Experience suggests that territorial integrity is generally an excellent principle but cannot prevail in every circumstance. Experience also suggests that recent U.S. policy, when territorial integrity has been put into competition with self-determination, has almost entirely depended on whose ox is gored. Consistency was not among the virtues of U.S. policy toward Yugoslavia’s dissolution. The memory of how Russia and Serbia were thrice disadvantaged in the breakup of Yugoslavia, in turn, played an important role in shaping Russia’s response to the upheavals in Ukraine.
The fact that the current crisis in Ukraine has its origin in an unconstitutional seizure of power in Kiev, leading to a wholesale change in the regional composition of the government, is relevant to how far the principle of territorial integrity should apply in Ukraine. Having supported the violent change in the status quo, the United States utters with ill grace its contention that the status quo is now inviolable.

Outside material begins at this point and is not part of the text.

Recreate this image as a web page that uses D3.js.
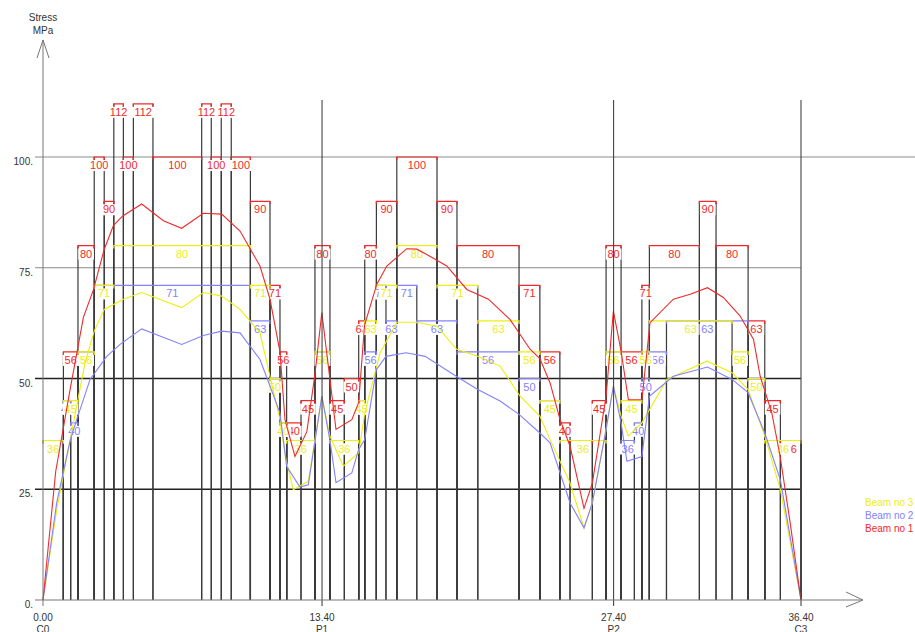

Unless Obama were to intervene personally, however, there is no chance that the U.S. State Department would be attracted to anything like the formula I have described. Germany is a better candidate for leading the charge toward some such resolution, though the Germans have seemed very reluctant to break from America or Poland in the crisis. Putin would embrace it, but since it is not on offer from the West, he faces one of two grim prospects: an intervention of Russian “peacekeepers”, which would be denounced as aggression and bring down on Russia’s head further Western sanctions and a war with Ukraine, or domestic outrage over abandoning people Putin had pledged himself to protect.